For a detailed overview of what perf_event is and how it works, see perf_event, here we will discuss only about the measurements of RAPL domains counters.

To measure the energy consumption of the RAPL domains through perf_event, we’re using the perf_event_open_sys rust crate, which is a wrapper around the perf_event_open Linux system call, used to open perf event counters. The crate also provides bindings to associated perf_event I/O controllers to manage the opened counters.

Overflow Handling ?

Unlike powercap, perf_event handles the MSRs overflows and store counters on eight bytes.
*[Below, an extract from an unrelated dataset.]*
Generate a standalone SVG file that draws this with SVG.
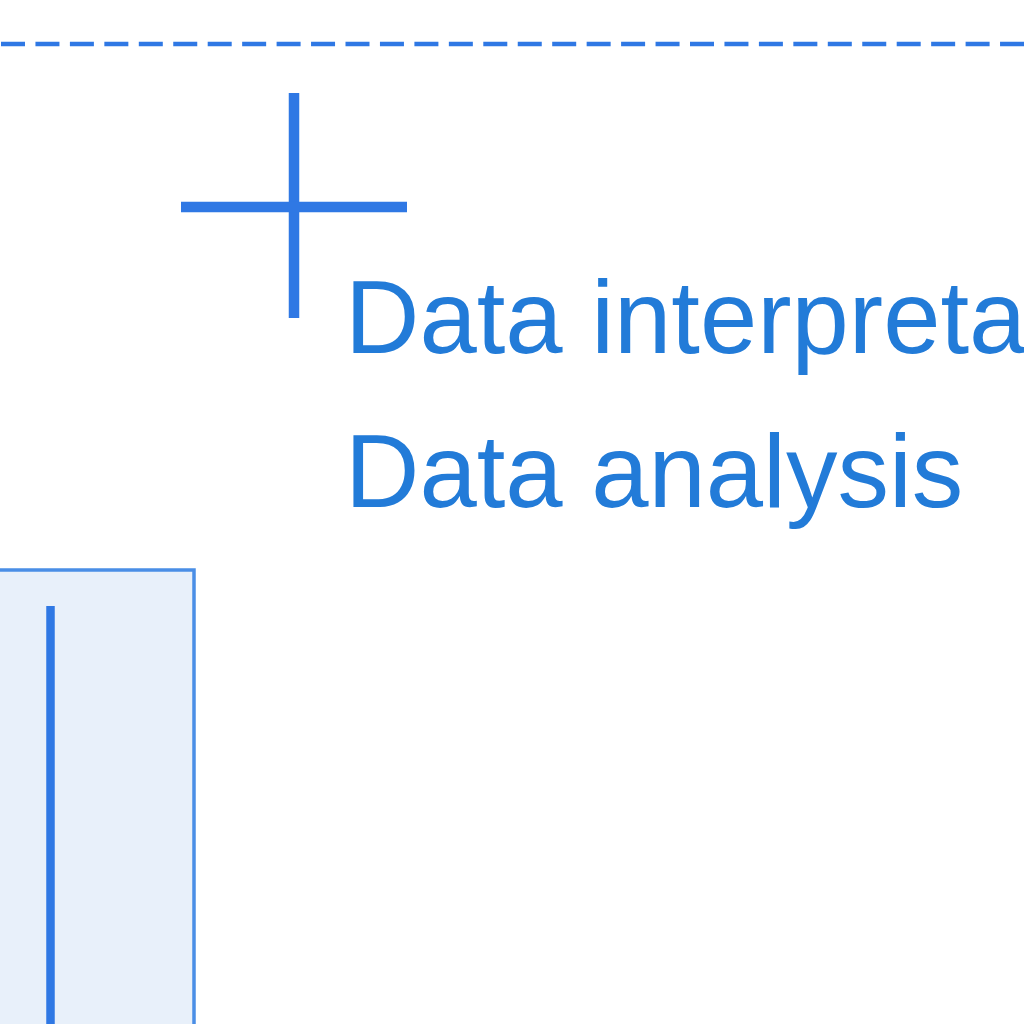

Moreover, the counters start at zero, which make them easy to compute and also completely prevent overflows, for example, on a CPU consuming at an average of 200 W, it would take 2924 years to overflow the package domain.

Thus, using perf_event, we do not need to implement polling strategies like with powercap, it is impossible for a domain counter to overflow.

Limitations

Unlike most perf_event counters, per-process energy consumption cannot be inferred for RAPL domains. This is because RAPL is not designed to expose per-process energy measurements, and perf_event does not perform aggregation of RAPL counters to estimate per-process domain-level energy consumption.

RAPL counters exposed through perf do not support event grouping, which prevents managing all domains via a single ioctl and necessitates independent management of each domain.